Andorran designer (born 1977)

Sylvia Steinbrecht Aleix (born 1977) is an Andorran artistic director and production designer of Swiss origin. She has worked with directors including Brad Anderson, Woody Allen, Isabel Coixet, Cesc Gay, Alejandro González Iñárritu, Ramón Salazar and Tom Tykwer. She is a winner of the Gaudí Award for Best Art Direction.

== Career ==
Steinbrecht was born in 1977 in Bern, Switzerland. She studied at the Cinema and Audiovisual School of Catalonia (ESCAC), part of the University of Barcelona, graduating from the second class.

In 2004, Steinbrecht was set decorator for The Machinist.

In 2008, Steinbrecht worked as set director for Woody Allen's Vicky Cristina Barcelona.

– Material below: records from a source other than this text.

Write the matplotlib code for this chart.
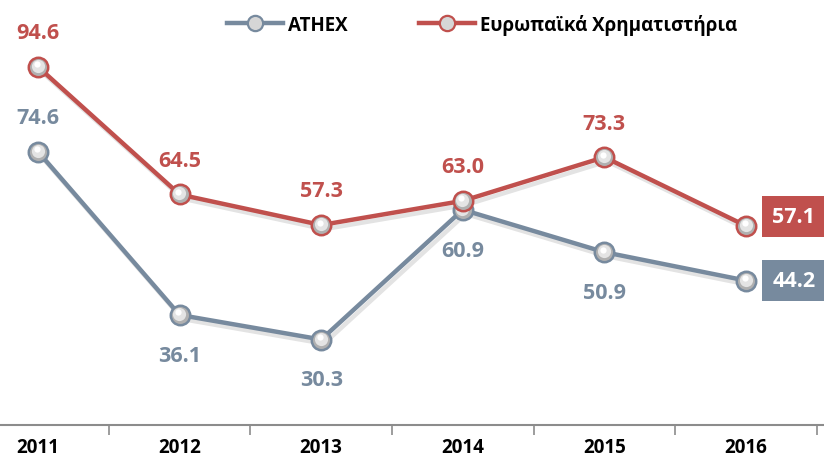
import matplotlib
matplotlib.use("Agg")
import matplotlib.pyplot as plt
from matplotlib.lines import Line2D
import matplotlib.patheffects as pe
import matplotlib.transforms as mtrans

plt.rcParams['font.family'] = ['Open Sans', 'DejaVu Sans']

years = ["2011", "2012", "2013", "2014", "2015", "2016"]
athex = [74.6, 36.1, 30.3, 60.9, 50.9, 44.2]
europe = [94.6, 64.5, 57.3, 63.0, 73.3, 57.1]
series_names = ["ATHEX", "Ευρωπαϊκά Χρηματιστήρια"]

RED = "#c0504d"
GRAY = "#778a9e"

fig = plt.figure(figsize=(8.24, 4.64), dpi=100)
ax = fig.add_axes([0, 38/464, 1, 426/464])
x = list(range(len(years)))

shadow = [pe.SimpleLineShadow(offset=(2, -3), shadow_color='gray', alpha=0.22), pe.Normal()]

def draw(vals, color, z):
    ax.plot(x, vals, color=color, lw=3.2, zorder=z, solid_capstyle='round',
            path_effects=shadow)
    ax.plot(x, vals, ls='none', marker='o', ms=14, mfc='#b0b0b0', mec=color,
            mew=1.8, zorder=z + 0.1)
    hl = ax.transData + mtrans.ScaledTranslation(-0.5/100, 1/100, fig.dpi_scale_trans)
    ax.plot(x, vals, ls='none', marker='o', ms=9.5, mfc='#e4e4e4', mec='none',
            zorder=z + 0.2, transform=hl)
    hl2 = ax.transData + mtrans.ScaledTranslation(-1.5/100, 2.5/100, fig.dpi_scale_trans)
    ax.plot(x, vals, ls='none', marker='o', ms=4.5, mfc='white', mec='none',
            zorder=z + 0.3, transform=hl2)

draw(athex, GRAY, 3)
draw(europe, RED, 4)

ax.set_xlim(-38/141.6, 5 + 78/141.6)
ax.set_ylim(10.14, 110.6)

fs = 15.5
for i, v in enumerate(europe[:-1]):
    ax.annotate(f"{v:.1f}", (i, v), xytext=(0, 24.5), textcoords='offset points',
                ha='center', va='center', color=RED, fontsize=fs, fontweight='bold')
for i, v in enumerate(athex[:-1]):
    off = 24.5 if i == 0 else -29
    ax.annotate(f"{v:.1f}", (i, v), xytext=(0, off), textcoords='offset points',
                ha='center', va='center', color=GRAY, fontsize=fs, fontweight='bold')
ax.annotate(f"{europe[-1]:.1f}", (5, europe[-1]), xytext=(34.5, 7), textcoords='offset points',
            ha='center', va='center', color='white', fontsize=fs, fontweight='bold',
            bbox=dict(boxstyle='square,pad=0.47', fc=RED, ec='none'))
ax.annotate(f"{athex[-1]:.1f}", (5, athex[-1]), xytext=(34.5, 0), textcoords='offset points',
            ha='center', va='center', color='white', fontsize=fs, fontweight='bold',
            bbox=dict(boxstyle='square,pad=0.47', fc=GRAY, ec='none'))

for s in ['top', 'right', 'left']:
    ax.spines[s].set_visible(False)
ax.spines['bottom'].set_color('#8c8c8c')
ax.spines['bottom'].set_linewidth(1.5)
ax.set_yticks([])
ax.set_xticks(x)
ax.set_xticklabels(years, fontsize=13.5, fontweight='bold')
ax.tick_params(axis='x', length=0, pad=8.5)
ax.set_xticks([i + 0.5 for i in range(len(years))], minor=True)
ax.tick_params(axis='x', which='minor', length=7, color='#8c8c8c', width=1.2, direction='out')

handles = [
    Line2D([0], [0], color=GRAY, lw=3.2, marker='o', ms=11, mfc='#d6d6d6', mec=GRAY, mew=1.6),
    Line2D([0], [0], color=RED, lw=3.2, marker='o', ms=11, mfc='#d6d6d6', mec=RED, mew=1.6),
]
fig.legend(handles, series_names, loc='center', bbox_to_anchor=(0.585, 0.946), ncol=2,
           frameon=False, prop=dict(size=13.5, weight='bold'), handlelength=3.0,
           handletextpad=0.25, columnspacing=3.8)

fig.savefig("out.png", dpi=100)
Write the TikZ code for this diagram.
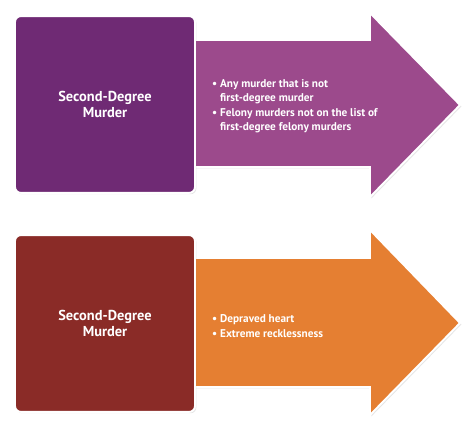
\documentclass[tikz,border=0pt]{standalone}
\usepackage{fontspec}
\setmainfont{PT Sans}
\usetikzlibrary{shadows}
\definecolor{plumdark}{HTML}{6F2A74}
\definecolor{plumlight}{HTML}{9C4A8C}
\definecolor{maroon}{HTML}{8A2B27}
\definecolor{tangerine}{HTML}{E57F32}

\tikzset{
  softshadow/.style={drop shadow={opacity=0.2, shadow xshift=1.2pt, shadow yshift=-1.2pt}},
  squarebox/.style={fill=#1, draw=white, line width=1.6pt, rounded corners=5pt,
    minimum width=5.4cm, minimum height=5.3cm, softshadow,
    text=white, align=center, font=\fontsize{12.3}{14}\selectfont\bfseries},
  arrowbody/.style={fill=#1, draw=white, line width=1.6pt, line join=miter, softshadow},
  bullets/.style={text=white, align=left, anchor=north west, inner sep=0pt,
    font=\fontsize{9.6}{12.4}\selectfont\bfseries},
}

\begin{document}
\begin{tikzpicture}[x=0.03cm, y=-0.03cm]
\useasboundingbox (0,0) rectangle (474,430);

% Top panel
\draw[arrowbody=plumlight] (185,40) -- (370,40) -- (370,13) -- (460,105)
  -- (370,197) -- (370,167) -- (185,167) -- cycle;
\node[squarebox=plumdark] (sqtop) at (105,104.5) {Second-Degree\\Murder};
\node[bullets] (listtop) at (212,79)
  {\textbullet\ Any murder that is not\\
   \phantom{\textbullet\ }first-degree murder\\
   \textbullet\ Felony murders not on the list of\\
   \phantom{\textbullet\ }first-degree felony murders};

% Bottom panel
\draw[arrowbody=tangerine] (185,258) -- (370,258) -- (370,230) -- (460,323)
  -- (370,415) -- (370,387) -- (185,387) -- cycle;
\node[squarebox=maroon] (sqbottom) at (105,323.5) {Second-Degree\\Murder};
\node[bullets] (listbottom) at (212,314.5)
  {\textbullet\ Depraved heart\\
   \textbullet\ Extreme recklessness};

\end{tikzpicture}
\end{document}
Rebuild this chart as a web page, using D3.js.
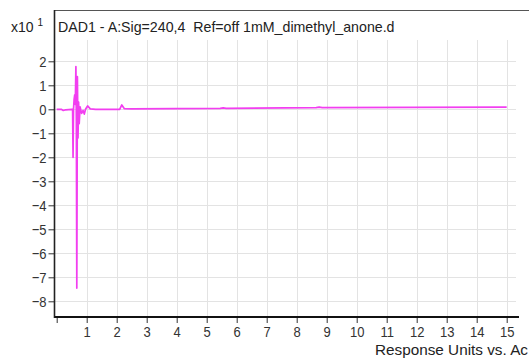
<!DOCTYPE html>
<html><head><meta charset="utf-8">
<script src="https://cdn.jsdelivr.net/npm/d3@7"></script>
<style>
html,body{margin:0;padding:0;background:#fff;overflow:hidden;}
svg{display:block;}
text{white-space:pre;}
</style></head>
<body><svg id="c" width="529" height="358"></svg>
<script>
// Data (time in minutes, response x10^1)
const times  = [0.00,0.15,0.22,0.30,0.50,0.53,0.545,0.56,0.58,0.60,0.62,0.64,0.655,0.67,0.69,0.71,0.73,0.75,0.78,0.83,0.88,0.92,0.96,1.03,1.12,1.30,2.10,2.17,2.25,2.50,5.45,5.55,5.65,8.65,8.75,8.85,12.0,15.0];
const values = [0.00,0.00,-0.05,-0.02,0.00,0.00,-2.00,0.00,0.40,0.60,0.20,1.78,-0.50,-7.45,1.36,-1.20,0.30,-0.60,0.10,-0.17,-0.05,-0.20,0.00,0.14,0.02,0.00,0.00,0.18,0.03,0.02,0.04,0.06,0.04,0.07,0.09,0.07,0.08,0.09];
const xTicks = [0,1,2,3,4,5,6,7,8,9,10,11,12,13,14,15];
const yTicks = [2,1,0,-1,-2,-3,-4,-5,-6,-7,-8];
const title = "DAD1 - A:Sig=240,4  Ref=off 1mM_dimethyl_anone.d";
const xLabel = "Response Units vs. Ac";

const svg = d3.select("#c");
const x = d3.scaleLinear().domain([0,15]).range([56.7,506.7]);
const y = d3.scaleLinear().domain([-8,2]).range([301.3,61.3]);
const axisY = 317, gridTop = 40, axisX = 54.5;
const tickFont = "'Liberation Sans',Arial,sans-serif";
const sx = 0.84;

// gridlines
svg.append("g").selectAll("line.v").data(xTicks.filter(d=>d>0)).join("line")
  .attr("x1",d=>Math.round(x(d))+0.5).attr("x2",d=>Math.round(x(d))+0.5)
  .attr("y1",gridTop).attr("y2",axisY).attr("stroke","#e3e3e3").attr("stroke-width",1);
svg.append("g").selectAll("line.h").data(yTicks).join("line")
  .attr("x1",axisX).attr("x2",516)
  .attr("y1",d=>Math.round(y(d))+0.5).attr("y2",d=>Math.round(y(d))+0.5)
  .attr("stroke","#e3e3e3").attr("stroke-width",1);

// top border
svg.append("line").attr("x1",axisX).attr("x2",529).attr("y1",10.5).attr("y2",10.5)
  .attr("stroke","#555").attr("stroke-width",1);

// Y axis
const ya = d3.axisLeft(y).tickValues(yTicks).tickSize(6).tickPadding(3).tickFormat(d3.format("d"));
const gy = svg.append("g").attr("transform",`translate(${axisX},0)`).call(ya);
gy.select(".domain").remove();
gy.selectAll(".tick line").attr("stroke","#333").attr("stroke-width",1);
gy.selectAll(".tick text").attr("fill","#333").style("font-family",tickFont).style("font-size","15.5px")
  .attr("x",-8/sx).attr("transform",`scale(${sx},1)`);
svg.append("line").attr("x1",axisX).attr("x2",axisX).attr("y1",10).attr("y2",axisY+1)
  .attr("stroke","#222").attr("stroke-width",1.6);

// X axis
const xa = d3.axisBottom(x).tickValues(xTicks).tickSize(6).tickPadding(3).tickFormat(d=>d===0?"":d);
const gx = svg.append("g").attr("transform",`translate(0,${axisY})`).call(xa);
gx.select(".domain").remove();
gx.selectAll(".tick line").attr("stroke","#333").attr("stroke-width",1);
gx.selectAll(".tick text").attr("fill","#333").style("font-family",tickFont).style("font-size","15.5px")
  .attr("transform",`scale(${sx},1)`);
svg.append("line").attr("x1",axisX).attr("x2",519).attr("y1",axisY).attr("y2",axisY)
  .attr("stroke","#111").attr("stroke-width",2.2);

// signal
const pts = times.map((t,i)=>[t,values[i]]);
svg.append("path").datum(pts)
  .attr("d",d3.line().x(d=>x(d[0])).y(d=>y(d[1])))
  .attr("fill","none").attr("stroke","#f23ef0").attr("stroke-width",1.7).attr("stroke-linejoin","round");

// texts
svg.append("text").attr("x",58).attr("y",31.5).text(title)
  .attr("fill","#222").style("font-family","'Liberation Sans',Arial,sans-serif").style("font-size","14.2px");
const ex = svg.append("text").attr("x",11).attr("y",31.5).attr("fill","#222")
  .style("font-family","'Liberation Sans',Arial,sans-serif").style("font-size","14px");
ex.append("tspan").text("x10 ");
ex.append("tspan").attr("dy",-6).style("font-size","10px").text("1");
svg.append("text").attr("x",528).attr("y",355).attr("text-anchor","end").text(xLabel)
  .attr("fill","#222").style("font-family","'Liberation Sans',Arial,sans-serif").style("font-size","15.3px");
</script></body></html>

In 2013, Steinbrecht won the Best Art Direction award at the Global Nonviolent Film Festival for her work on the live action/animated adventure film Snowflake, the White Gorilla.

In 2020, Steinbrecht won the Gaudí Award for Best Art Direction at the 12th Gaudí Awards for Elisa & Marcela'.

Steinbrechy was nominated again for the Gaudí Award for her work on Los renglones torcidos de Dios, for which she was also nominated for the Goya Award for Best Art Direction at the 37th Goya Awards.

In 2023, Steinbrecht was production designer for Creatura, which won Europa Cinemas Best European Film Prize. She was nominated at the 16th Gaudí Awards for her work on Creatura.